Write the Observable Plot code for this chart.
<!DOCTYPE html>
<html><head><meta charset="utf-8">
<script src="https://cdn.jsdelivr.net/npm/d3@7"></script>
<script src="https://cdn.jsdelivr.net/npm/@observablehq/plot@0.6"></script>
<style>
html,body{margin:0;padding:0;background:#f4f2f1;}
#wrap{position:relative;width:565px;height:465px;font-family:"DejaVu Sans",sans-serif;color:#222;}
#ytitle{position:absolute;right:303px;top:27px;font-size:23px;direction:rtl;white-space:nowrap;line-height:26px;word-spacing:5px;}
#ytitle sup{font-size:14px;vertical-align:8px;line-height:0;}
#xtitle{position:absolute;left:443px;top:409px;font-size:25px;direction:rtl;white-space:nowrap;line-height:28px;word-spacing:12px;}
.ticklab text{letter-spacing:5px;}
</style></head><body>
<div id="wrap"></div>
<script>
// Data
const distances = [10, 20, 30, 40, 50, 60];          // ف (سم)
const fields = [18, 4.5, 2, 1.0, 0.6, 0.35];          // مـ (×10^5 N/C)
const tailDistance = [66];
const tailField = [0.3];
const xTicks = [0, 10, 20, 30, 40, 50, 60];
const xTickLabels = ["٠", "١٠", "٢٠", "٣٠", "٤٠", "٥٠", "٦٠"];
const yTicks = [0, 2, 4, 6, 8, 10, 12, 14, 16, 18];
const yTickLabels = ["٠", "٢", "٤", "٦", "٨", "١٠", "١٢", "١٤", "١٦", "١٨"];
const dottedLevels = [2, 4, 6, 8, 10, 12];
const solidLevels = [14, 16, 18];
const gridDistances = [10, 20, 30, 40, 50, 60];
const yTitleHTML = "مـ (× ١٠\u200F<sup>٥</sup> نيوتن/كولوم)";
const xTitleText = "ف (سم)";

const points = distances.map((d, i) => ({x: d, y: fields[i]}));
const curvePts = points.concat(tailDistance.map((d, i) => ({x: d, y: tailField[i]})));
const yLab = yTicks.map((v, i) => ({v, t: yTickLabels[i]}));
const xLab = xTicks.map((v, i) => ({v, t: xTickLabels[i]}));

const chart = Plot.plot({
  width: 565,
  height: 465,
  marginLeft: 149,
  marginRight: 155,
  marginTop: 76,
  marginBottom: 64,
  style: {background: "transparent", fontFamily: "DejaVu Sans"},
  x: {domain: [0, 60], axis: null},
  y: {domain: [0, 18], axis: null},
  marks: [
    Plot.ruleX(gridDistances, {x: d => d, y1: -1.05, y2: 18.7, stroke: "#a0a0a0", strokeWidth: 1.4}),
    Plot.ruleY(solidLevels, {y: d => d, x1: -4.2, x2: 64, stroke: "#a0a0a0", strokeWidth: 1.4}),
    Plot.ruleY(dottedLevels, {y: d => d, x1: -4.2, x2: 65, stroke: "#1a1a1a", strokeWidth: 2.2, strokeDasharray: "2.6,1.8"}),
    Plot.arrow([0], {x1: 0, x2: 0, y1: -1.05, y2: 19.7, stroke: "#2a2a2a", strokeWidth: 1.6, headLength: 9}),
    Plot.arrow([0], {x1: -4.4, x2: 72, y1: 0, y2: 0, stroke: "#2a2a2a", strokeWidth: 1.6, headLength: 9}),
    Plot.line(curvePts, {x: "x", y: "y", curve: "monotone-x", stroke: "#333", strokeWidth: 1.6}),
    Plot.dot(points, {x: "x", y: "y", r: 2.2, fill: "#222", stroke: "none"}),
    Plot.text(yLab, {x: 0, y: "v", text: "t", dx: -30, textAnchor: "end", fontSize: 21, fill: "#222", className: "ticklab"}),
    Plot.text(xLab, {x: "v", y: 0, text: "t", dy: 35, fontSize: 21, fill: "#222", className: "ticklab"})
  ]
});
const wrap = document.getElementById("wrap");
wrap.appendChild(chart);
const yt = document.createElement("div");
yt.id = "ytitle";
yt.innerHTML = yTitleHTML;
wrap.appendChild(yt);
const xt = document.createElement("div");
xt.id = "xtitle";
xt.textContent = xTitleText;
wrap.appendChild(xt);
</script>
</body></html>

---

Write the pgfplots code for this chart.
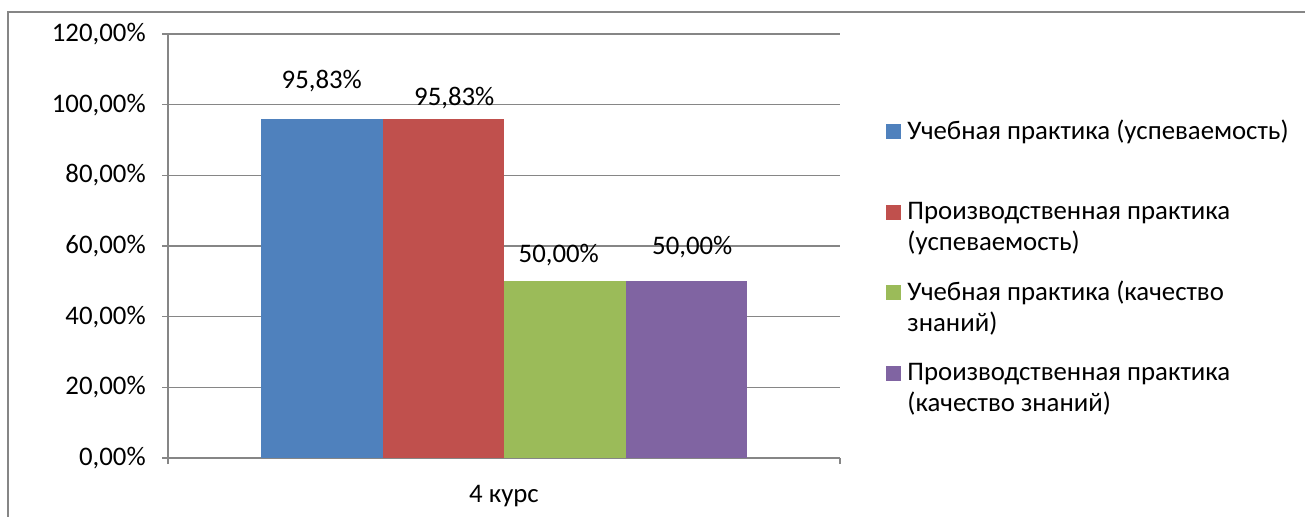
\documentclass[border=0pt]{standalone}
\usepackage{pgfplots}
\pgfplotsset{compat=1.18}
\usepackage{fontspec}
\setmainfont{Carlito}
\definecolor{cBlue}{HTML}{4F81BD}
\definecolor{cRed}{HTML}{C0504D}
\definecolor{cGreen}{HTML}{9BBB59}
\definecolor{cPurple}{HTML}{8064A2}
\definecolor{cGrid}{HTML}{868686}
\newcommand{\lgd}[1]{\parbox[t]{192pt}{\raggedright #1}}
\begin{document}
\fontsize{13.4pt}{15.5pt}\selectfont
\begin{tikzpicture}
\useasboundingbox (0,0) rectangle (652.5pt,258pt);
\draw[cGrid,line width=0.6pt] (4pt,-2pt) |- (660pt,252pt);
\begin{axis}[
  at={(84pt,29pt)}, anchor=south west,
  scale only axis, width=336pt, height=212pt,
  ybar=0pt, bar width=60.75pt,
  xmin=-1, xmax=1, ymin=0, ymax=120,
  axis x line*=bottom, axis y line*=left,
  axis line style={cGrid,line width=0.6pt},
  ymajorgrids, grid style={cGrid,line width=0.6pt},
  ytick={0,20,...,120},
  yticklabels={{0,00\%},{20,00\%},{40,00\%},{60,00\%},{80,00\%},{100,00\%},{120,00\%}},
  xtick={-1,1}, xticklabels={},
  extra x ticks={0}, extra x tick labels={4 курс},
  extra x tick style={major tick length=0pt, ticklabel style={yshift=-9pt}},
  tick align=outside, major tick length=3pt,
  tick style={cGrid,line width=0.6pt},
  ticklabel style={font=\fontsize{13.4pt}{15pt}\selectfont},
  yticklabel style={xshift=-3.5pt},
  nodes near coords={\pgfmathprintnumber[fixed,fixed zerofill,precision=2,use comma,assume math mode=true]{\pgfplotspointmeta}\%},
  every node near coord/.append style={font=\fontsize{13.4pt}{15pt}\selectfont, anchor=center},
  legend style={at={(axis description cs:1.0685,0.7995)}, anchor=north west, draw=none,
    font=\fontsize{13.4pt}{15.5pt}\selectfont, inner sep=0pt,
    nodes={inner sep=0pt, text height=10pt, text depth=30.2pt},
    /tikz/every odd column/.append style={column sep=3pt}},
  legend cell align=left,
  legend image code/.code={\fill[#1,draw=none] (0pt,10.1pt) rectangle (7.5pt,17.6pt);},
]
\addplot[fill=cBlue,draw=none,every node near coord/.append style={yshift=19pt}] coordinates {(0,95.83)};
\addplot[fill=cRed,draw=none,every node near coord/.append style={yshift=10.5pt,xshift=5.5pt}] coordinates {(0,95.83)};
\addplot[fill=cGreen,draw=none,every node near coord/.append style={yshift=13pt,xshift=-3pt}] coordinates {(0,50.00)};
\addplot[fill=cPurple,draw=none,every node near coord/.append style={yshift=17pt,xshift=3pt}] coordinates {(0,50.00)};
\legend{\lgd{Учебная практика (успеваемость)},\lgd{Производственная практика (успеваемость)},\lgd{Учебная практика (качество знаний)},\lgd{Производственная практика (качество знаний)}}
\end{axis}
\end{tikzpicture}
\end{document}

* TASK BRIEF
Using the entries above, repeat only the lines from the one containing "Write the Observable" through the one containing "const xLab = xTicks.map((v, i)", end lines included.

* TASK OUTPUT
Write the Observable Plot code for this chart.
<!DOCTYPE html>
<html><head><meta charset="utf-8">
<script src="https://cdn.jsdelivr.net/npm/d3@7"></script>
<script src="https://cdn.jsdelivr.net/npm/@observablehq/plot@0.6"></script>
<style>
html,body{margin:0;padding:0;background:#f4f2f1;}
#wrap{position:relative;width:565px;height:465px;font-family:"DejaVu Sans",sans-serif;color:#222;}
#ytitle{position:absolute;right:303px;top:27px;font-size:23px;direction:rtl;white-space:nowrap;line-height:26px;word-spacing:5px;}
#ytitle sup{font-size:14px;vertical-align:8px;line-height:0;}
#xtitle{position:absolute;left:443px;top:409px;font-size:25px;direction:rtl;white-space:nowrap;line-height:28px;word-spacing:12px;}
.ticklab text{letter-spacing:5px;}
</style></head><body>
<div id="wrap"></div>
<script>
// Data
const distances = [10, 20, 30, 40, 50, 60];          // ف (سم)
const fields = [18, 4.5, 2, 1.0, 0.6, 0.35];          // مـ (×10^5 N/C)
const tailDistance = [66];
const tailField = [0.3];
const xTicks = [0, 10, 20, 30, 40, 50, 60];
const xTickLabels = ["٠", "١٠", "٢٠", "٣٠", "٤٠", "٥٠", "٦٠"];
const yTicks = [0, 2, 4, 6, 8, 10, 12, 14, 16, 18];
const yTickLabels = ["٠", "٢", "٤", "٦", "٨", "١٠", "١٢", "١٤", "١٦", "١٨"];
const dottedLevels = [2, 4, 6, 8, 10, 12];
const solidLevels = [14, 16, 18];
const gridDistances = [10, 20, 30, 40, 50, 60];
const yTitleHTML = "مـ (× ١٠\u200F<sup>٥</sup> نيوتن/كولوم)";
const xTitleText = "ف (سم)";

const points = distances.map((d, i) => ({x: d, y: fields[i]}));
const curvePts = points.concat(tailDistance.map((d, i) => ({x: d, y: tailField[i]})));
const yLab = yTicks.map((v, i) => ({v, t: yTickLabels[i]}));
const xLab = xTicks.map((v, i) => ({v, t: xTickLabels[i]}));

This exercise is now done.